What is expected> Return the lines below exactly, from the first line to the line that contains "const yTicks = [0, 10, 20, 30, 40, 50, 60, 70];". Leave out pictures.

Supplied information>
/---
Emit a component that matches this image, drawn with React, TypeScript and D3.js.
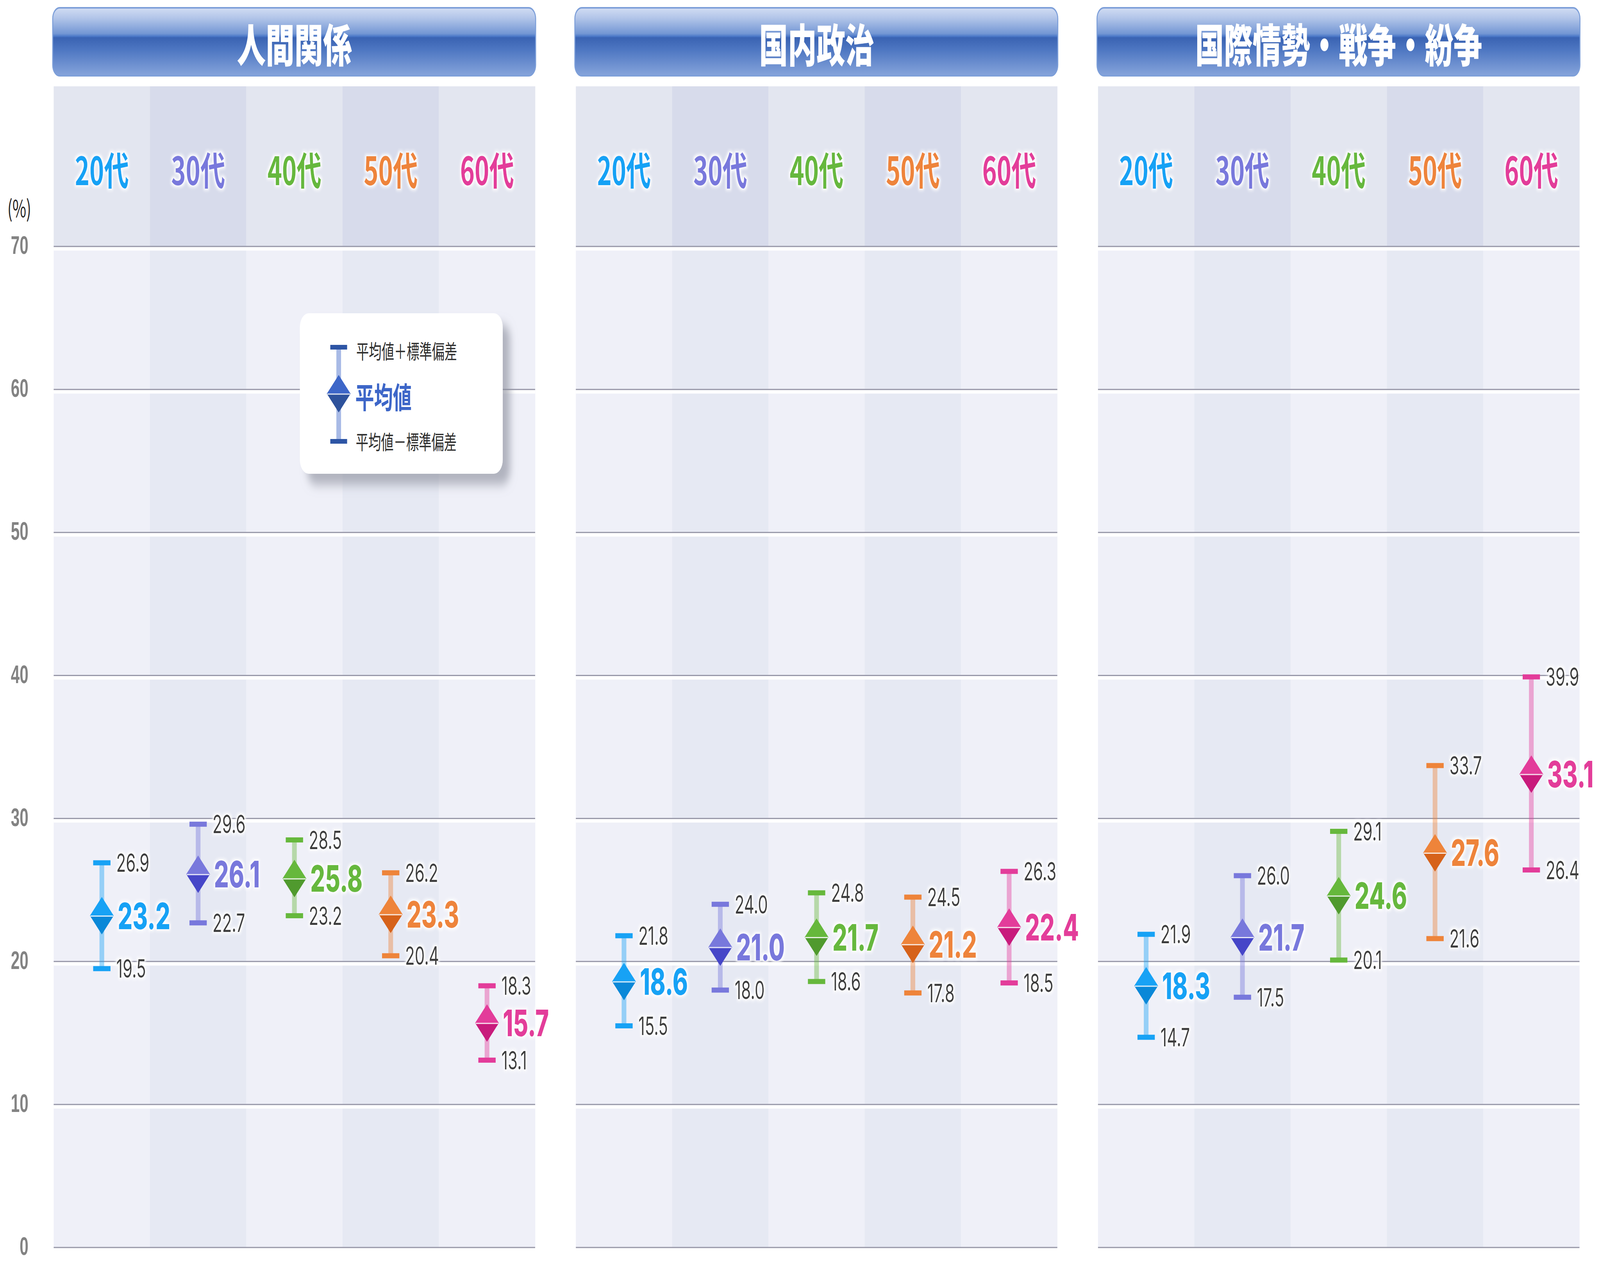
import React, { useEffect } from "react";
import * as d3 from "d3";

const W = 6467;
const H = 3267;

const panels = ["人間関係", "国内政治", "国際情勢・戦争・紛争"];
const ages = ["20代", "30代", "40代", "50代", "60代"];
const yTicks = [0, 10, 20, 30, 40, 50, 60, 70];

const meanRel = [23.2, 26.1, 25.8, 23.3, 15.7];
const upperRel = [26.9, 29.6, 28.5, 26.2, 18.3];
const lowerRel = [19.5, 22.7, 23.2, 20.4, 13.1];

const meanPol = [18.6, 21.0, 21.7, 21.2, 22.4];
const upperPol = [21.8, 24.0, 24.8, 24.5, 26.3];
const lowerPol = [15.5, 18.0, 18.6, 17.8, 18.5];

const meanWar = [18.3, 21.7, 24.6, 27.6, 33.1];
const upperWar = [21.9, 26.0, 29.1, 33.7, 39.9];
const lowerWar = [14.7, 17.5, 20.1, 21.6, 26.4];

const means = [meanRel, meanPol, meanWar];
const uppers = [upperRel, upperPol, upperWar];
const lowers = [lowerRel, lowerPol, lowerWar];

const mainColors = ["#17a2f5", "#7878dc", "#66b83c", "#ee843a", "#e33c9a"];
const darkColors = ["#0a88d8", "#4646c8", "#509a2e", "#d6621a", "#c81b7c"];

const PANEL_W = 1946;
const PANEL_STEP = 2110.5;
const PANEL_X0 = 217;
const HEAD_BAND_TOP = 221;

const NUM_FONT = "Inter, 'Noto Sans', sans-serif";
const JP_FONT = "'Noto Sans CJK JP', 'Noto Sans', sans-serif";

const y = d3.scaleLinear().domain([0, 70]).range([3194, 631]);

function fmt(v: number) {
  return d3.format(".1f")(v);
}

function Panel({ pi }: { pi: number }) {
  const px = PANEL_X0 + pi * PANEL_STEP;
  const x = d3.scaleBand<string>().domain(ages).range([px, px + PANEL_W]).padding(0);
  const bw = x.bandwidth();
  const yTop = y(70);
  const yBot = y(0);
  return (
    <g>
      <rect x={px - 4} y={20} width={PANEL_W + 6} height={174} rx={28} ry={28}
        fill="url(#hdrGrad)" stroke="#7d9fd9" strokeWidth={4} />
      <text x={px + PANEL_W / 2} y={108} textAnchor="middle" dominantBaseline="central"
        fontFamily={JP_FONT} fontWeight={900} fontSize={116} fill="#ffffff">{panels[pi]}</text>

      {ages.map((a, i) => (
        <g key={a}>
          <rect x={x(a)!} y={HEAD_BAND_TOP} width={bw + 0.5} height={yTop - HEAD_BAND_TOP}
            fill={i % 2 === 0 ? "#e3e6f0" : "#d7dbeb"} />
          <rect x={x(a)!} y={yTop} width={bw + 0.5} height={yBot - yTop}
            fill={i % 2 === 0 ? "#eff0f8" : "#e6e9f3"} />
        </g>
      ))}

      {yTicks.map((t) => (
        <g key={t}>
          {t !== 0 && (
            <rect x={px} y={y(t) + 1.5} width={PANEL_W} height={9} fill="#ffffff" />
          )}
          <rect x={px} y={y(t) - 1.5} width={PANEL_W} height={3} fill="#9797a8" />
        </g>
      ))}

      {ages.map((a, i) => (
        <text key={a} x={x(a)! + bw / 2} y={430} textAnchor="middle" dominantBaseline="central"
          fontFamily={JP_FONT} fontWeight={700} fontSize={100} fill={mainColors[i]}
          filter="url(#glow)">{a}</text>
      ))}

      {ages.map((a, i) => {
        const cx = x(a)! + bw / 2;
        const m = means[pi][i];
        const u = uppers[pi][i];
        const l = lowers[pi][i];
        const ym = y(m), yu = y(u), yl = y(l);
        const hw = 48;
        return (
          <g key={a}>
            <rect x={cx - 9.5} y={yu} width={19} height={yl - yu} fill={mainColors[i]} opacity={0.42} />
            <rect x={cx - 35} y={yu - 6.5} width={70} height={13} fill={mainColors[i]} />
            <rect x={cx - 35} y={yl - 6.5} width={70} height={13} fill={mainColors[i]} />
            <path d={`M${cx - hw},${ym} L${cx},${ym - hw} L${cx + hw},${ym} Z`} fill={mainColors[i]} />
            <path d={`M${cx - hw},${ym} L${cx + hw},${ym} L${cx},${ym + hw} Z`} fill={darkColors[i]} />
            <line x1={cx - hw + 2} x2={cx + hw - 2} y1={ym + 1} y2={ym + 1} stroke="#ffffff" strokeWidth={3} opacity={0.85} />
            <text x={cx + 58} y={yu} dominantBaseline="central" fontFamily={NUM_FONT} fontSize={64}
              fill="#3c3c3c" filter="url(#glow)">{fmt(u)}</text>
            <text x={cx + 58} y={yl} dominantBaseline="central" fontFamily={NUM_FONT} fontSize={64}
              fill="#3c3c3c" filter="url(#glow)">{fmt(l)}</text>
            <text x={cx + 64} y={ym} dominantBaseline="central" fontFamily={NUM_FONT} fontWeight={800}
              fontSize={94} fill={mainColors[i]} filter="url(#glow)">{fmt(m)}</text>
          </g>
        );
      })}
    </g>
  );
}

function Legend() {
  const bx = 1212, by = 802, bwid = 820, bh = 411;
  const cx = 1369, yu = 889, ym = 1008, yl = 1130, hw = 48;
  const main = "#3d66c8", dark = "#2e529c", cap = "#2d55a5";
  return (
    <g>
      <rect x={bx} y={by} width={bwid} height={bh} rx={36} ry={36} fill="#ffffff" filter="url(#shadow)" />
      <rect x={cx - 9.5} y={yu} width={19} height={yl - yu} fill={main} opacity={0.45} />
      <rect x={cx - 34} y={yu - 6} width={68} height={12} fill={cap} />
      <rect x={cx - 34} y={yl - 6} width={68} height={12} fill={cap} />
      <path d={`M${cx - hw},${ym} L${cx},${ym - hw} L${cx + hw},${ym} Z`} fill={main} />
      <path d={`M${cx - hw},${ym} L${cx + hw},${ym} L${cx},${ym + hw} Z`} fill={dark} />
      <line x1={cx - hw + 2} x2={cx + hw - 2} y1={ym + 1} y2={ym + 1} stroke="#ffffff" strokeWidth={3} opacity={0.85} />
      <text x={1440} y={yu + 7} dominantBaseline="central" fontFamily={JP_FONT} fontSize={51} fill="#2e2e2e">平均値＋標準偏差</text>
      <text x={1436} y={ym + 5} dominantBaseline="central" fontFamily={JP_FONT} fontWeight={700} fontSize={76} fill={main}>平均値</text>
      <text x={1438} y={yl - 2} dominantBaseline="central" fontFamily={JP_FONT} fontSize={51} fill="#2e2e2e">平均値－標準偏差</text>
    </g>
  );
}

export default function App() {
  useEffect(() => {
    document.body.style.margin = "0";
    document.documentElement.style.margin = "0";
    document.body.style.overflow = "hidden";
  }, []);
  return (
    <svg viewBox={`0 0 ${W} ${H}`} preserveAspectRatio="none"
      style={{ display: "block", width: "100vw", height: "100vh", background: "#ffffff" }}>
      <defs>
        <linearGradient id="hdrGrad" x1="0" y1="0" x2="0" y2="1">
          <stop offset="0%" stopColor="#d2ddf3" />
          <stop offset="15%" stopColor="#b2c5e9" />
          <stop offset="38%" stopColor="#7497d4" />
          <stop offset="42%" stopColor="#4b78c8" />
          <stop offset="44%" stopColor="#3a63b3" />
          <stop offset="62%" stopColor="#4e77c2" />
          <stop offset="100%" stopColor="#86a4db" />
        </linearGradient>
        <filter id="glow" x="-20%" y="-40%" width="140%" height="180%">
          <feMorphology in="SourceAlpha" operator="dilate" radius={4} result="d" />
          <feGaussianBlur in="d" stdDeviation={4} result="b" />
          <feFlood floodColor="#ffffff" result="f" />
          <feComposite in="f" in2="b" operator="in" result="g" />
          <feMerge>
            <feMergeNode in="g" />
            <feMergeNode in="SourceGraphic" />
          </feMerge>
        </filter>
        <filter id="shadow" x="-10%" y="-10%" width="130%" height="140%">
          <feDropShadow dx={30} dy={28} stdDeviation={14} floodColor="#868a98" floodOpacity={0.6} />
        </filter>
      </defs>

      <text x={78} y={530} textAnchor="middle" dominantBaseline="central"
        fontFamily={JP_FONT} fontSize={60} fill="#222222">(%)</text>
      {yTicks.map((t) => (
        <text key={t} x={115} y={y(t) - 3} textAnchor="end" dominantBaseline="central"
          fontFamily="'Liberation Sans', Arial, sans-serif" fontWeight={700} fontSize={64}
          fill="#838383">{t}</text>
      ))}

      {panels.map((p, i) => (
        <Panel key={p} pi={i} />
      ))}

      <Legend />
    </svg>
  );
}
\---
Solution to this exercise>
Emit a component that matches this image, drawn with React, TypeScript and D3.js.
import React, { useEffect } from "react";
import * as d3 from "d3";

const W = 6467;
const H = 3267;

const panels = ["人間関係", "国内政治", "国際情勢・戦争・紛争"];
const ages = ["20代", "30代", "40代", "50代", "60代"];
const yTicks = [0, 10, 20, 30, 40, 50, 60, 70];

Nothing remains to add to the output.